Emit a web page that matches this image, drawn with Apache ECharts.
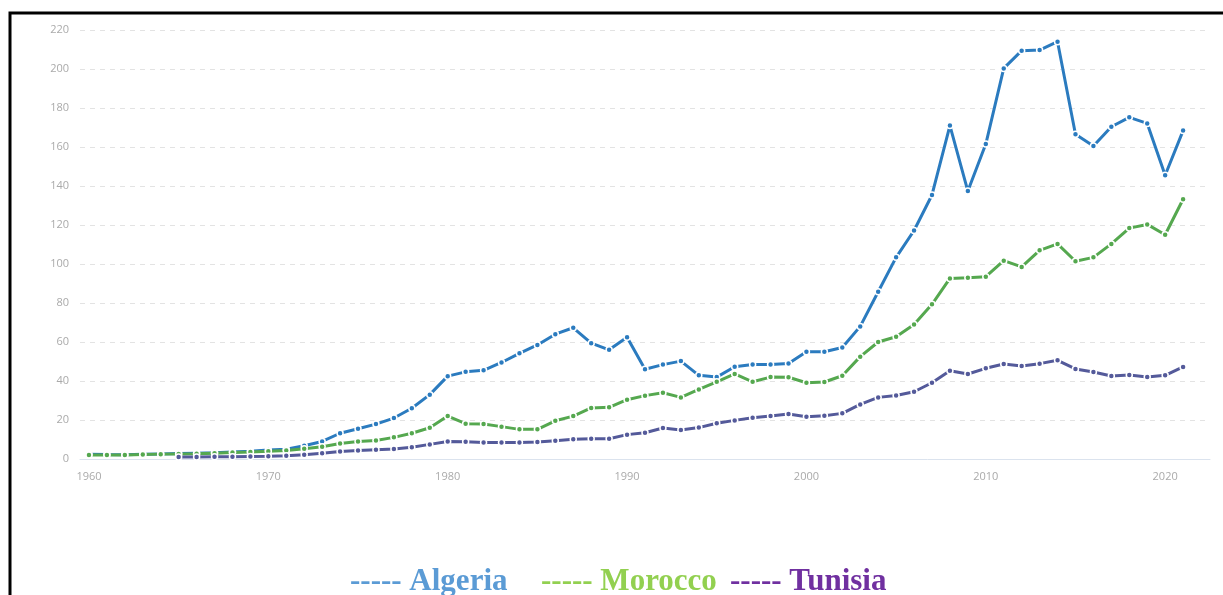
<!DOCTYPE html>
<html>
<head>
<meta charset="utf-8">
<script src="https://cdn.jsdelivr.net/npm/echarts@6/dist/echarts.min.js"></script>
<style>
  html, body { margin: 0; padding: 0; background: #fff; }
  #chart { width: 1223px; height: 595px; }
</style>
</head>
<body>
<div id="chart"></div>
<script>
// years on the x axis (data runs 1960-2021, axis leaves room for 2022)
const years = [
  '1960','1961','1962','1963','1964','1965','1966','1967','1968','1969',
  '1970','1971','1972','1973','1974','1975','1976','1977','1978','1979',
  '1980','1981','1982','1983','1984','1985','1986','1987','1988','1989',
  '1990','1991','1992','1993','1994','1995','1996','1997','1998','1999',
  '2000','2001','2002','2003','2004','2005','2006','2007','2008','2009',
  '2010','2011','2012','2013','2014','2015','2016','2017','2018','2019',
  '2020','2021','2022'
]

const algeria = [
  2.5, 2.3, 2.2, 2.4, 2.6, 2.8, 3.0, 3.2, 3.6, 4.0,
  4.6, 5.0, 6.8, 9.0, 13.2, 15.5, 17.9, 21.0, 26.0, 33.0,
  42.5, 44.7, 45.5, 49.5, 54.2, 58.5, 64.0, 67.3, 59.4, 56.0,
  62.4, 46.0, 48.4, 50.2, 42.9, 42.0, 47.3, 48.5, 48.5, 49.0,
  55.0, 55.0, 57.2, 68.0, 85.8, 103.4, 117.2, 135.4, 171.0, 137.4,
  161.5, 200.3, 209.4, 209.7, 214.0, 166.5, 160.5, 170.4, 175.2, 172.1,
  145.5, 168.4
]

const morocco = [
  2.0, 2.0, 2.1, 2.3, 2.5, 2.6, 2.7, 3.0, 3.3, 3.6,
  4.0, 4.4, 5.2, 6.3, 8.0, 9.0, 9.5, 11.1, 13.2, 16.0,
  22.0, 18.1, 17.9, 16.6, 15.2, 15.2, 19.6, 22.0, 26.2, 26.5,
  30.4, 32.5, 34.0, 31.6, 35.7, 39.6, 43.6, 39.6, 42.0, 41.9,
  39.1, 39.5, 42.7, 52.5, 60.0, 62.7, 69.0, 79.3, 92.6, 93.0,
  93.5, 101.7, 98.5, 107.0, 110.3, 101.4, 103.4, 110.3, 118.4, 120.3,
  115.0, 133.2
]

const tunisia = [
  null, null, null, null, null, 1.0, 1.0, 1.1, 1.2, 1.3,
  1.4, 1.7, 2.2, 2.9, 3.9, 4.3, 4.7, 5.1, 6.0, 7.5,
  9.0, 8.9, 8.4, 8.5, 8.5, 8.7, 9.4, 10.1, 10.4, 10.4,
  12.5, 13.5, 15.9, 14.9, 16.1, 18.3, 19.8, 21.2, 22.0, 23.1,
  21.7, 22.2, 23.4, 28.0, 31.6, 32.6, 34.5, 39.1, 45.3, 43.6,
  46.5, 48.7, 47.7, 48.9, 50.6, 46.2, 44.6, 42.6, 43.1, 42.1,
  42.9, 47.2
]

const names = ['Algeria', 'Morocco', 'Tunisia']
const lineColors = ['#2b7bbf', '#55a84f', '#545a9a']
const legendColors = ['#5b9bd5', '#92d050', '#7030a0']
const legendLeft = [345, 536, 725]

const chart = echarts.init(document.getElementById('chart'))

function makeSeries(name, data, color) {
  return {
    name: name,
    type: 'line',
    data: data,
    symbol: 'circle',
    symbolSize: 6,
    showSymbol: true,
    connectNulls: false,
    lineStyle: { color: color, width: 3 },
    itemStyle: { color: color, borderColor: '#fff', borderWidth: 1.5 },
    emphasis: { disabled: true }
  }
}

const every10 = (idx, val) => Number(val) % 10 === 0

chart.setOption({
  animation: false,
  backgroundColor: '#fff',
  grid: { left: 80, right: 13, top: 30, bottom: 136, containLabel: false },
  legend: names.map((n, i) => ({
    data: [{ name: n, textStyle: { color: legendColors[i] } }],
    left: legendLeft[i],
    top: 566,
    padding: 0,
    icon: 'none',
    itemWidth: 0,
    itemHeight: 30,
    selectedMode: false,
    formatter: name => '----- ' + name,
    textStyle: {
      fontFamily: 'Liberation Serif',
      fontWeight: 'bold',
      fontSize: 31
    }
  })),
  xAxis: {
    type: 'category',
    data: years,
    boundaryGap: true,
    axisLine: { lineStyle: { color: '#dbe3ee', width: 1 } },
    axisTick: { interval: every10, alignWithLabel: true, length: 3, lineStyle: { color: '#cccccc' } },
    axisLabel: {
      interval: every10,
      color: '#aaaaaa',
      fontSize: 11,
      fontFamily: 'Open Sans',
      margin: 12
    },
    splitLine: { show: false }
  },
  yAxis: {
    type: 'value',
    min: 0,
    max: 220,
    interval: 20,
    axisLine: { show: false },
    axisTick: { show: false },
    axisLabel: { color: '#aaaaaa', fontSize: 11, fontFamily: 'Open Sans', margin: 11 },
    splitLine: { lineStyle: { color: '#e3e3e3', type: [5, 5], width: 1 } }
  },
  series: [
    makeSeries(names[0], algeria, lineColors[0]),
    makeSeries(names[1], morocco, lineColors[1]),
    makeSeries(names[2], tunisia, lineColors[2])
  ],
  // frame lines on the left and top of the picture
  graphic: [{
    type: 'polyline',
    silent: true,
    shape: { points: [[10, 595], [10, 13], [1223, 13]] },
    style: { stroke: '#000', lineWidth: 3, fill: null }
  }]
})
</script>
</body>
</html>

==========

Leave the pictures out, and print every line of the listing exactly as written.

Emit a web page that matches this image, drawn with Apache ECharts.
<!DOCTYPE html>
<html>
<head>
<meta charset="utf-8">
<script src="https://cdn.jsdelivr.net/npm/echarts@6/dist/echarts.min.js"></script>
<style>
  html, body { margin: 0; padding: 0; background: #fff; }
  #chart { width: 1223px; height: 595px; }
</style>
</head>
<body>
<div id="chart"></div>
<script>
// years on the x axis (data runs 1960-2021, axis leaves room for 2022)
const years = [
  '1960','1961','1962','1963','1964','1965','1966','1967','1968','1969',
  '1970','1971','1972','1973','1974','1975','1976','1977','1978','1979',
  '1980','1981','1982','1983','1984','1985','1986','1987','1988','1989',
  '1990','1991','1992','1993','1994','1995','1996','1997','1998','1999',
  '2000','2001','2002','2003','2004','2005','2006','2007','2008','2009',
  '2010','2011','2012','2013','2014','2015','2016','2017','2018','2019',
  '2020','2021','2022'
]

const algeria = [
  2.5, 2.3, 2.2, 2.4, 2.6, 2.8, 3.0, 3.2, 3.6, 4.0,
  4.6, 5.0, 6.8, 9.0, 13.2, 15.5, 17.9, 21.0, 26.0, 33.0,
  42.5, 44.7, 45.5, 49.5, 54.2, 58.5, 64.0, 67.3, 59.4, 56.0,
  62.4, 46.0, 48.4, 50.2, 42.9, 42.0, 47.3, 48.5, 48.5, 49.0,
  55.0, 55.0, 57.2, 68.0, 85.8, 103.4, 117.2, 135.4, 171.0, 137.4,
  161.5, 200.3, 209.4, 209.7, 214.0, 166.5, 160.5, 170.4, 175.2, 172.1,
  145.5, 168.4
]

const morocco = [
  2.0, 2.0, 2.1, 2.3, 2.5, 2.6, 2.7, 3.0, 3.3, 3.6,
  4.0, 4.4, 5.2, 6.3, 8.0, 9.0, 9.5, 11.1, 13.2, 16.0,
  22.0, 18.1, 17.9, 16.6, 15.2, 15.2, 19.6, 22.0, 26.2, 26.5,
  30.4, 32.5, 34.0, 31.6, 35.7, 39.6, 43.6, 39.6, 42.0, 41.9,
  39.1, 39.5, 42.7, 52.5, 60.0, 62.7, 69.0, 79.3, 92.6, 93.0,
  93.5, 101.7, 98.5, 107.0, 110.3, 101.4, 103.4, 110.3, 118.4, 120.3,
  115.0, 133.2
]

const tunisia = [
  null, null, null, null, null, 1.0, 1.0, 1.1, 1.2, 1.3,
  1.4, 1.7, 2.2, 2.9, 3.9, 4.3, 4.7, 5.1, 6.0, 7.5,
  9.0, 8.9, 8.4, 8.5, 8.5, 8.7, 9.4, 10.1, 10.4, 10.4,
  12.5, 13.5, 15.9, 14.9, 16.1, 18.3, 19.8, 21.2, 22.0, 23.1,
  21.7, 22.2, 23.4, 28.0, 31.6, 32.6, 34.5, 39.1, 45.3, 43.6,
  46.5, 48.7, 47.7, 48.9, 50.6, 46.2, 44.6, 42.6, 43.1, 42.1,
  42.9, 47.2
]

const names = ['Algeria', 'Morocco', 'Tunisia']
const lineColors = ['#2b7bbf', '#55a84f', '#545a9a']
const legendColors = ['#5b9bd5', '#92d050', '#7030a0']
const legendLeft = [345, 536, 725]

const chart = echarts.init(document.getElementById('chart'))

function makeSeries(name, data, color) {
  return {
    name: name,
    type: 'line',
    data: data,
    symbol: 'circle',
    symbolSize: 6,
    showSymbol: true,
    connectNulls: false,
    lineStyle: { color: color, width: 3 },
    itemStyle: { color: color, borderColor: '#fff', borderWidth: 1.5 },
    emphasis: { disabled: true }
  }
}

const every10 = (idx, val) => Number(val) % 10 === 0

chart.setOption({
  animation: false,
  backgroundColor: '#fff',
  grid: { left: 80, right: 13, top: 30, bottom: 136, containLabel: false },
  legend: names.map((n, i) => ({
    data: [{ name: n, textStyle: { color: legendColors[i] } }],
    left: legendLeft[i],
    top: 566,
    padding: 0,
    icon: 'none',
    itemWidth: 0,
    itemHeight: 30,
    selectedMode: false,
    formatter: name => '----- ' + name,
    textStyle: {
      fontFamily: 'Liberation Serif',
      fontWeight: 'bold',
      fontSize: 31
    }
  })),
  xAxis: {
    type: 'category',
    data: years,
    boundaryGap: true,
    axisLine: { lineStyle: { color: '#dbe3ee', width: 1 } },
    axisTick: { interval: every10, alignWithLabel: true, length: 3, lineStyle: { color: '#cccccc' } },
    axisLabel: {
      interval: every10,
      color: '#aaaaaa',
      fontSize: 11,
      fontFamily: 'Open Sans',
      margin: 12
    },
    splitLine: { show: false }
  },
  yAxis: {
    type: 'value',
    min: 0,
    max: 220,
    interval: 20,
    axisLine: { show: false },
    axisTick: { show: false },
    axisLabel: { color: '#aaaaaa', fontSize: 11, fontFamily: 'Open Sans', margin: 11 },
    splitLine: { lineStyle: { color: '#e3e3e3', type: [5, 5], width: 1 } }
  },
  series: [
    makeSeries(names[0], algeria, lineColors[0]),
    makeSeries(names[1], morocco, lineColors[1]),
    makeSeries(names[2], tunisia, lineColors[2])
  ],
  // frame lines on the left and top of the picture
  graphic: [{
    type: 'polyline',
    silent: true,
    shape: { points: [[10, 595], [10, 13], [1223, 13]] },
    style: { stroke: '#000', lineWidth: 3, fill: null }
  }]
})
</script>
</body>
</html>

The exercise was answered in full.